4. Alice allunga "come un gigante" e la regina rossa le fa cucire un abito con tinte di rosso e di nero. La protagonista, a questo punto, abbandona il colore tenue che ancora la identificava con il personaggio del cartone animato del 1951. Questo segna un passaggio fondamentale del personaggio che, crescendo, invece che assecondare la crudele megera reagisce accettando il suo destino.
5. Alice si reca dalla regina bianca, riacquista la sua statura e cambia nuovamente d’abito. Questa volta si tratta di una tunica bianca che scende morbida sul suo corpo.
6. Alice paladina combatte contro il drago e indossa l’armatura che rievoca negli animi dei telespettatori (probabilmente più nelle donne), l’idea di Giovanna D’Arco.
7. Alice esce dalla tana del coniglio, sceglie di rifiutare la proposta di matrimonio con un uomo che non ama e parte per nuove avventure di vita. L'abito finale è un completo da viaggio.

Ogni cambio d'abito segna una tappa del film: dall’adolescente che – suo malgrado – si trova in una società ricca di regole di “buon costume” (inteso non soltanto come abito ma anche come abitudini e consuetudini) fino agli abiti che più le si addicono, quelli della libertà di pensiero e di azione. 
E gli abiti che indossa nel percorso altro non sono che la risposta alla domanda che aleggia in tutto il film: “Chi è Alice? Sei tu Alice? Sei quella Alice?”
Dalla regina bianca a quella rossa, dal cappellaio matto (che non ha dubbi: "lei è Alice") alla madre (ancorata alle leggi dettate dalla società). Tutti vogliono dare un’identità alla protagonista che cerca, per tutto il film, di “vestire gli abiti” che le “cuciono” addosso e, obbediente anche se con difficoltà, cerca di accontentare tutti.

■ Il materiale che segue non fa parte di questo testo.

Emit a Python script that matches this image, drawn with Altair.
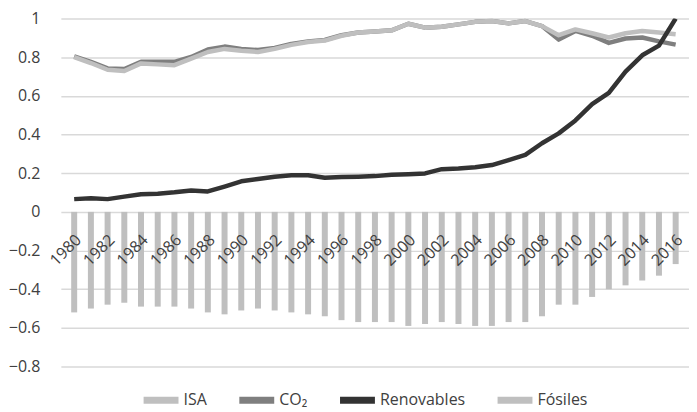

Alice, devi essere tu a decidere perché quando andrai davanti al drago sarai sola”.
E’ questa la frase di svolta per la protagonista che comprende la necessità di cominciare a scegliere autonomamente e di portare avanti le proprie idee. Ed ecco che, pochi minuti dopo, gli spettatori assistono ad una Alice che “sceglie” di indossare prima l’armatura e poi gli abiti da viaggio. Alice, finalmente, è cresciuta, è diventata una donna matura capace di “vestire l’identità che più ritiene opportuna”.
Una metafora che non è da leggere come adatta soltanto per personaggi di fantasia come "Alice" ma da applicare concretamente alla propria vita. Non è un caso che il termine "costume" sia, in realtà sinonimo di "abbigliamento" e di "stile di vita". Alla fine di ogni percorso di vita un individuo, guardandosi indietro deve poter essere certo di aver valutato attentamente ogni "abito" come riflesso del proprio "io interiore".